_Short problem_
Restate the full listing word for word and leave the pictures out.

_Material_
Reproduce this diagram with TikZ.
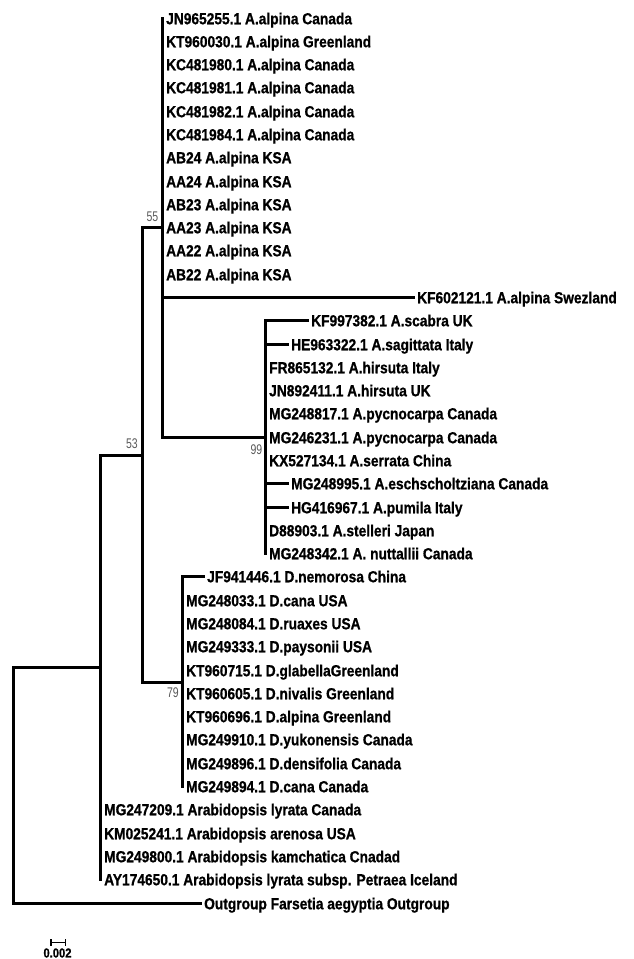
\documentclass[tikz,border=0pt]{standalone}
\usepackage{fontspec}
\usetikzlibrary{arrows.meta}
\newfontfamily\leaffont{Liberation Sans}[FakeStretch=0.86, FakeBold=0.8]
\newfontfamily\bootfont{Liberation Sans}[FakeStretch=0.75]

\begin{document}
\begin{tikzpicture}[x=1pt, y=-1pt,
    branch/.style={line width=3pt, line cap=rect},
    leaf/.style={anchor=west, font=\leaffont\bfseries\fontsize{16}{16}\selectfont,
        inner xsep=3.5pt, inner ysep=0pt, text height=11.5pt, text depth=0pt},
    boot/.style={anchor=east, font=\bootfont\fontsize{14}{14}\selectfont,
        text=black!65, inner sep=0pt}]
    \useasboundingbox (0,0) rectangle (633,959);

    \coordinate (root) at (13.5,785.5);
    \coordinate (nara) at (100.5,667.5);
    \coordinate (n53) at (142.5,455.5);
    \coordinate (n55) at (162.5,227.5);
    \coordinate (n99) at (265.5,437.5);
    \coordinate (n79) at (182.5,682.5);

    \draw[branch] (root) |- (nara);
    \draw[branch] (nara) |- (n53);
    \draw[branch] (n53) |- (n55);
    \draw[branch] (n53) |- (n79);
    \draw[branch] (n55) |- (n99);

    \foreach \lab/\len [count=\i from 0] in {
        JN965255.1 A.alpina Canada/0, KT960030.1 A.alpina Greenland/0,
        KC481980.1 A.alpina Canada/0, KC481981.1 A.alpina Canada/0,
        KC481982.1 A.alpina Canada/0, KC481984.1 A.alpina Canada/0,
        AB24 A.alpina KSA/0, AA24 A.alpina KSA/0, AB23 A.alpina KSA/0,
        AA23 A.alpina KSA/0, AA22 A.alpina KSA/0, AB22 A.alpina KSA/0,
        KF602121.1 A.alpina Swezland/251} {
        \node[leaf] (alp\i) at ({162.5+\len},{round(17.5+23.29*\i)+0.5}) {\lab};
        \draw[branch] (n55) |- (alp\i.west);
    }

    \foreach \lab/\len [count=\i from 13] in {
        KF997382.1 A.scabra UK/42, HE963322.1 A.sagittata Italy/22,
        FR865132.1 A.hirsuta Italy/0, JN892411.1 A.hirsuta UK/0,
        MG248817.1 A.pycnocarpa Canada/0, MG246231.1 A.pycnocarpa Canada/0,
        KX527134.1 A.serrata China/0, MG248995.1 A.eschscholtziana Canada/22,
        HG416967.1 A.pumila Italy/22, D88903.1 A.stelleri Japan/0,
        MG248342.1 A. nuttallii Canada/0} {
        \node[leaf] (ara\i) at ({265.5+\len},{round(17.5+23.29*\i)+0.5}) {\lab};
        \draw[branch] (n99) |- (ara\i.west);
    }

    \foreach \lab/\len [count=\i from 24] in {
        JF941446.1 D.nemorosa China/21, MG248033.1 D.cana USA/0,
        MG248084.1 D.ruaxes USA/0, MG249333.1 D.paysonii USA/0,
        KT960715.1 D.glabellaGreenland/0, KT960605.1 D.nivalis Greenland/0,
        KT960696.1 D.alpina Greenland/0, MG249910.1 D.yukonensis Canada/0,
        MG249896.1 D.densifolia Canada/0, MG249894.1 D.cana Canada/0} {
        \node[leaf] (dra\i) at ({182.5+\len},{round(17.5+23.29*\i)+0.5}) {\lab};
        \draw[branch] (n79) |- (dra\i.west);
    }

    \foreach \lab [count=\i from 34] in {
        MG247209.1 Arabidopsis lyrata Canada, KM025241.1 Arabidopsis arenosa USA,
        MG249800.1 Arabidopsis kamchatica Cnadad,
        AY174650.1 Arabidopsis lyrata subsp. Petraea Iceland} {
        \node[leaf] (abd\i) at (100.5,{round(17.5+23.29*\i)+0.5}) {\lab};
        \draw[branch] (nara) |- (abd\i.west);
    }

    \node[leaf] (out) at (200.5,903.5) {Outgroup Farsetia aegyptia Outgroup};
    \draw[branch] (root) |- (out.west);

    \node[boot] (b55) at (158.5,217) {55};
    \node[boot] (b53) at (138,444) {53};
    \node[boot] (b99) at (262.5,450) {99};
    \node[boot] (b79) at (179,693) {79};

    \coordinate (sb1) at (50,942.5);
    \coordinate (sb2) at (66,942.5);
    \draw[line width=1.5pt, {Bar[width=7pt]}-{Bar[width=7pt]}] (sb1) -- (sb2);
    \node[font=\leaffont\bfseries\fontsize{13}{13}\selectfont, inner sep=0pt] (sbl) at (57.5,953) {0.002};
\end{tikzpicture}
\end{document}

_Output for this task_
Reproduce this diagram with TikZ.
\documentclass[tikz,border=0pt]{standalone}
\usepackage{fontspec}
\usetikzlibrary{arrows.meta}
\newfontfamily\leaffont{Liberation Sans}[FakeStretch=0.86, FakeBold=0.8]
\newfontfamily\bootfont{Liberation Sans}[FakeStretch=0.75]

\begin{document}
\begin{tikzpicture}[x=1pt, y=-1pt,
    branch/.style={line width=3pt, line cap=rect},
    leaf/.style={anchor=west, font=\leaffont\bfseries\fontsize{16}{16}\selectfont,
        inner xsep=3.5pt, inner ysep=0pt, text height=11.5pt, text depth=0pt},
    boot/.style={anchor=east, font=\bootfont\fontsize{14}{14}\selectfont,
        text=black!65, inner sep=0pt}]
    \useasboundingbox (0,0) rectangle (633,959);

    \coordinate (root) at (13.5,785.5);
    \coordinate (nara) at (100.5,667.5);
    \coordinate (n53) at (142.5,455.5);
    \coordinate (n55) at (162.5,227.5);
    \coordinate (n99) at (265.5,437.5);
    \coordinate (n79) at (182.5,682.5);

    \draw[branch] (root) |- (nara);
    \draw[branch] (nara) |- (n53);
    \draw[branch] (n53) |- (n55);
    \draw[branch] (n53) |- (n79);
    \draw[branch] (n55) |- (n99);

    \foreach \lab/\len [count=\i from 0] in {
        JN965255.1 A.alpina Canada/0, KT960030.1 A.alpina Greenland/0,
        KC481980.1 A.alpina Canada/0, KC481981.1 A.alpina Canada/0,
        KC481982.1 A.alpina Canada/0, KC481984.1 A.alpina Canada/0,
        AB24 A.alpina KSA/0, AA24 A.alpina KSA/0, AB23 A.alpina KSA/0,
        AA23 A.alpina KSA/0, AA22 A.alpina KSA/0, AB22 A.alpina KSA/0,
        KF602121.1 A.alpina Swezland/251} {
        \node[leaf] (alp\i) at ({162.5+\len},{round(17.5+23.29*\i)+0.5}) {\lab};
        \draw[branch] (n55) |- (alp\i.west);
    }

    \foreach \lab/\len [count=\i from 13] in {
        KF997382.1 A.scabra UK/42, HE963322.1 A.sagittata Italy/22,
        FR865132.1 A.hirsuta Italy/0, JN892411.1 A.hirsuta UK/0,
        MG248817.1 A.pycnocarpa Canada/0, MG246231.1 A.pycnocarpa Canada/0,
        KX527134.1 A.serrata China/0, MG248995.1 A.eschscholtziana Canada/22,
        HG416967.1 A.pumila Italy/22, D88903.1 A.stelleri Japan/0,
        MG248342.1 A. nuttallii Canada/0} {
        \node[leaf] (ara\i) at ({265.5+\len},{round(17.5+23.29*\i)+0.5}) {\lab};
        \draw[branch] (n99) |- (ara\i.west);
    }

    \foreach \lab/\len [count=\i from 24] in {
        JF941446.1 D.nemorosa China/21, MG248033.1 D.cana USA/0,
        MG248084.1 D.ruaxes USA/0, MG249333.1 D.paysonii USA/0,
        KT960715.1 D.glabellaGreenland/0, KT960605.1 D.nivalis Greenland/0,
        KT960696.1 D.alpina Greenland/0, MG249910.1 D.yukonensis Canada/0,
        MG249896.1 D.densifolia Canada/0, MG249894.1 D.cana Canada/0} {
        \node[leaf] (dra\i) at ({182.5+\len},{round(17.5+23.29*\i)+0.5}) {\lab};
        \draw[branch] (n79) |- (dra\i.west);
    }

    \foreach \lab [count=\i from 34] in {
        MG247209.1 Arabidopsis lyrata Canada, KM025241.1 Arabidopsis arenosa USA,
        MG249800.1 Arabidopsis kamchatica Cnadad,
        AY174650.1 Arabidopsis lyrata subsp. Petraea Iceland} {
        \node[leaf] (abd\i) at (100.5,{round(17.5+23.29*\i)+0.5}) {\lab};
        \draw[branch] (nara) |- (abd\i.west);
    }

    \node[leaf] (out) at (200.5,903.5) {Outgroup Farsetia aegyptia Outgroup};
    \draw[branch] (root) |- (out.west);

    \node[boot] (b55) at (158.5,217) {55};
    \node[boot] (b53) at (138,444) {53};
    \node[boot] (b99) at (262.5,450) {99};
    \node[boot] (b79) at (179,693) {79};

    \coordinate (sb1) at (50,942.5);
    \coordinate (sb2) at (66,942.5);
    \draw[line width=1.5pt, {Bar[width=7pt]}-{Bar[width=7pt]}] (sb1) -- (sb2);
    \node[font=\leaffont\bfseries\fontsize{13}{13}\selectfont, inner sep=0pt] (sbl) at (57.5,953) {0.002};
\end{tikzpicture}
\end{document}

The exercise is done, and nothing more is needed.